WHAT IS EXPECTED
Below is a listing; write it out exactly and drop any images from it.

- - -

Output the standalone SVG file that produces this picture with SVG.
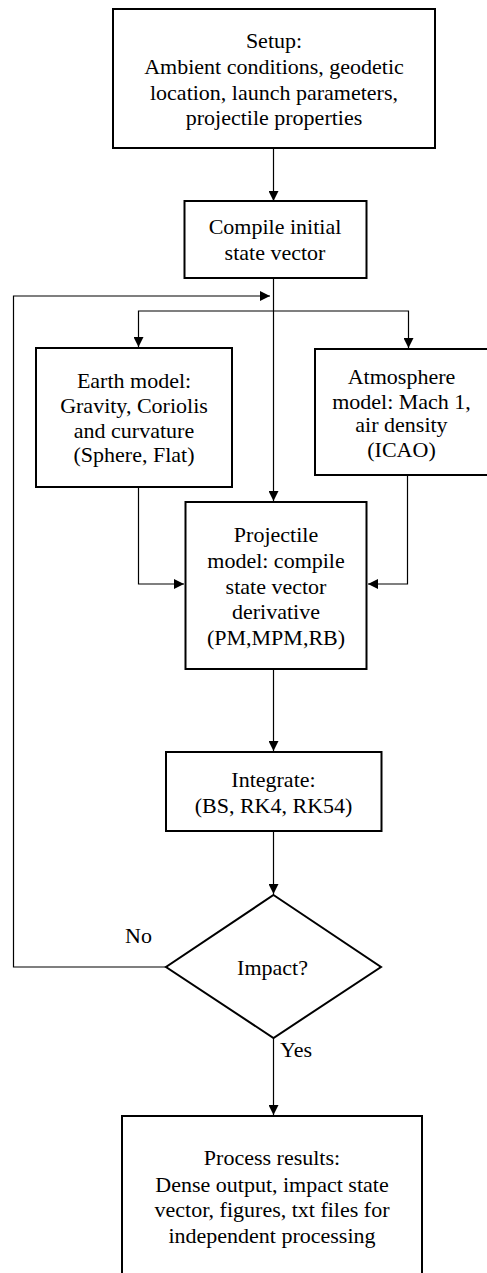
<svg xmlns="http://www.w3.org/2000/svg" width="487" height="1273" viewBox="0 0 487 1273" font-family="Liberation Serif, DejaVu Serif, serif">
  <defs>
    <marker id="arrow" viewBox="0 0 10 10" refX="10" refY="5" markerWidth="10" markerHeight="10" markerUnits="userSpaceOnUse" orient="auto">
      <path d="M0,0 L10,5 L0,10 Z" fill="#000"/>
    </marker>
    <style>
      .box { fill: #fff; stroke: #000; stroke-width: 2; }
      .conn { fill: none; stroke: #000; stroke-width: 1.2; }
      .t { font-size: 22px; fill: #000; text-anchor: middle; }
      .lbl { font-size: 22px; fill: #000; text-anchor: start; }
    </style>
  </defs>
  <rect width="487" height="1273" fill="#fff"/>

  <!-- connectors -->
  <g id="connectors">
    <line class="conn" x1="273.5" y1="148" x2="273.5" y2="201" marker-end="url(#arrow)"/>
    <line class="conn" x1="273.5" y1="278" x2="273.5" y2="501" marker-end="url(#arrow)"/>
    <polyline class="conn" points="273.5,311 138.5,311 138.5,347" marker-end="url(#arrow)"/>
    <polyline class="conn" points="273.5,311 408.5,311 408.5,348" marker-end="url(#arrow)"/>
    <polyline class="conn" points="138.5,487 138.5,584 184,584" marker-end="url(#arrow)"/>
    <polyline class="conn" points="407.5,475 407.5,584 368,584" marker-end="url(#arrow)"/>
    <line class="conn" x1="273.5" y1="669" x2="273.5" y2="751" marker-end="url(#arrow)"/>
    <line class="conn" x1="273.5" y1="831" x2="273.5" y2="894" marker-end="url(#arrow)"/>
    <line class="conn" x1="273.5" y1="1038" x2="273.5" y2="1115" marker-end="url(#arrow)"/>
    <polyline class="conn" points="166,967 13.5,967 13.5,296 270,296" marker-end="url(#arrow)"/>
    <text class="lbl" x="125" y="943">No</text>
    <text class="lbl" x="280" y="1057">Yes</text>
  </g>

  <g id="setup" class="t">
    <rect class="box" x="113" y="9" width="322" height="139"/>
    <text x="274" y="48">Setup:</text>
    <text x="274" y="74">Ambient conditions, geodetic</text>
    <text x="274" y="99.5">location, launch parameters,</text>
    <text x="274" y="125">projectile properties</text>
  </g>

  <g id="compile" class="t">
    <rect class="box" x="184.5" y="201" width="182" height="77"/>
    <text x="275" y="234">Compile initial</text>
    <text x="275" y="260">state vector</text>
  </g>

  <g id="earth" class="t">
    <rect class="box" x="36" y="348" width="196" height="139"/>
    <text x="134" y="388">Earth model:</text>
    <text x="134" y="413">Gravity, Coriolis</text>
    <text x="134" y="438">and curvature</text>
    <text x="134" y="462">(Sphere, Flat)</text>
  </g>

  <g id="atmosphere" class="t">
    <rect class="box" x="315" y="349" width="180" height="126"/>
    <text x="401.5" y="383.5">Atmosphere</text>
    <text x="401.5" y="408.5">model: Mach 1,</text>
    <text x="401.5" y="432">air density</text>
    <text x="401.5" y="457">(ICAO)</text>
  </g>

  <g id="projectile" class="t">
    <rect class="box" x="185.5" y="502" width="181" height="167"/>
    <text x="276" y="542">Projectile</text>
    <text x="276" y="568">model: compile</text>
    <text x="276" y="593.5">state vector</text>
    <text x="276" y="619">derivative</text>
    <text x="276" y="645">(PM,MPM,RB)</text>
  </g>

  <g id="integrate" class="t">
    <rect class="box" x="166" y="752" width="215.5" height="79"/>
    <text x="273.5" y="787">Integrate:</text>
    <text x="273.5" y="812.5">(BS, RK4, RK54)</text>
  </g>

  <g id="impact" class="t">
    <polygon class="box" points="273.5,895 381,967 273.5,1038 166,967"/>
    <text x="272.5" y="975">Impact?</text>
  </g>

  <g id="results" class="t">
    <rect class="box" x="122" y="1116" width="300" height="180"/>
    <text x="272" y="1165">Process results:</text>
    <text x="272" y="1191.5">Dense output, impact state</text>
    <text x="272" y="1217">vector, figures, txt files for</text>
    <text x="272" y="1242.5">independent processing</text>
  </g>
</svg>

- - -

RESPONSE
Output the standalone SVG file that produces this picture with SVG.
<svg xmlns="http://www.w3.org/2000/svg" width="487" height="1273" viewBox="0 0 487 1273" font-family="Liberation Serif, DejaVu Serif, serif">
  <defs>
    <marker id="arrow" viewBox="0 0 10 10" refX="10" refY="5" markerWidth="10" markerHeight="10" markerUnits="userSpaceOnUse" orient="auto">
      <path d="M0,0 L10,5 L0,10 Z" fill="#000"/>
    </marker>
    <style>
      .box { fill: #fff; stroke: #000; stroke-width: 2; }
      .conn { fill: none; stroke: #000; stroke-width: 1.2; }
      .t { font-size: 22px; fill: #000; text-anchor: middle; }
      .lbl { font-size: 22px; fill: #000; text-anchor: start; }
    </style>
  </defs>
  <rect width="487" height="1273" fill="#fff"/>

  <!-- connectors -->
  <g id="connectors">
    <line class="conn" x1="273.5" y1="148" x2="273.5" y2="201" marker-end="url(#arrow)"/>
    <line class="conn" x1="273.5" y1="278" x2="273.5" y2="501" marker-end="url(#arrow)"/>
    <polyline class="conn" points="273.5,311 138.5,311 138.5,347" marker-end="url(#arrow)"/>
    <polyline class="conn" points="273.5,311 408.5,311 408.5,348" marker-end="url(#arrow)"/>
    <polyline class="conn" points="138.5,487 138.5,584 184,584" marker-end="url(#arrow)"/>
    <polyline class="conn" points="407.5,475 407.5,584 368,584" marker-end="url(#arrow)"/>
    <line class="conn" x1="273.5" y1="669" x2="273.5" y2="751" marker-end="url(#arrow)"/>
    <line class="conn" x1="273.5" y1="831" x2="273.5" y2="894" marker-end="url(#arrow)"/>
    <line class="conn" x1="273.5" y1="1038" x2="273.5" y2="1115" marker-end="url(#arrow)"/>
    <polyline class="conn" points="166,967 13.5,967 13.5,296 270,296" marker-end="url(#arrow)"/>
    <text class="lbl" x="125" y="943">No</text>
    <text class="lbl" x="280" y="1057">Yes</text>
  </g>

  <g id="setup" class="t">
    <rect class="box" x="113" y="9" width="322" height="139"/>
    <text x="274" y="48">Setup:</text>
    <text x="274" y="74">Ambient conditions, geodetic</text>
    <text x="274" y="99.5">location, launch parameters,</text>
    <text x="274" y="125">projectile properties</text>
  </g>

  <g id="compile" class="t">
    <rect class="box" x="184.5" y="201" width="182" height="77"/>
    <text x="275" y="234">Compile initial</text>
    <text x="275" y="260">state vector</text>
  </g>

  <g id="earth" class="t">
    <rect class="box" x="36" y="348" width="196" height="139"/>
    <text x="134" y="388">Earth model:</text>
    <text x="134" y="413">Gravity, Coriolis</text>
    <text x="134" y="438">and curvature</text>
    <text x="134" y="462">(Sphere, Flat)</text>
  </g>

  <g id="atmosphere" class="t">
    <rect class="box" x="315" y="349" width="180" height="126"/>
    <text x="401.5" y="383.5">Atmosphere</text>
    <text x="401.5" y="408.5">model: Mach 1,</text>
    <text x="401.5" y="432">air density</text>
    <text x="401.5" y="457">(ICAO)</text>
  </g>

  <g id="projectile" class="t">
    <rect class="box" x="185.5" y="502" width="181" height="167"/>
    <text x="276" y="542">Projectile</text>
    <text x="276" y="568">model: compile</text>
    <text x="276" y="593.5">state vector</text>
    <text x="276" y="619">derivative</text>
    <text x="276" y="645">(PM,MPM,RB)</text>
  </g>

  <g id="integrate" class="t">
    <rect class="box" x="166" y="752" width="215.5" height="79"/>
    <text x="273.5" y="787">Integrate:</text>
    <text x="273.5" y="812.5">(BS, RK4, RK54)</text>
  </g>

  <g id="impact" class="t">
    <polygon class="box" points="273.5,895 381,967 273.5,1038 166,967"/>
    <text x="272.5" y="975">Impact?</text>
  </g>

  <g id="results" class="t">
    <rect class="box" x="122" y="1116" width="300" height="180"/>
    <text x="272" y="1165">Process results:</text>
    <text x="272" y="1191.5">Dense output, impact state</text>
    <text x="272" y="1217">vector, figures, txt files for</text>
    <text x="272" y="1242.5">independent processing</text>
  </g>
</svg>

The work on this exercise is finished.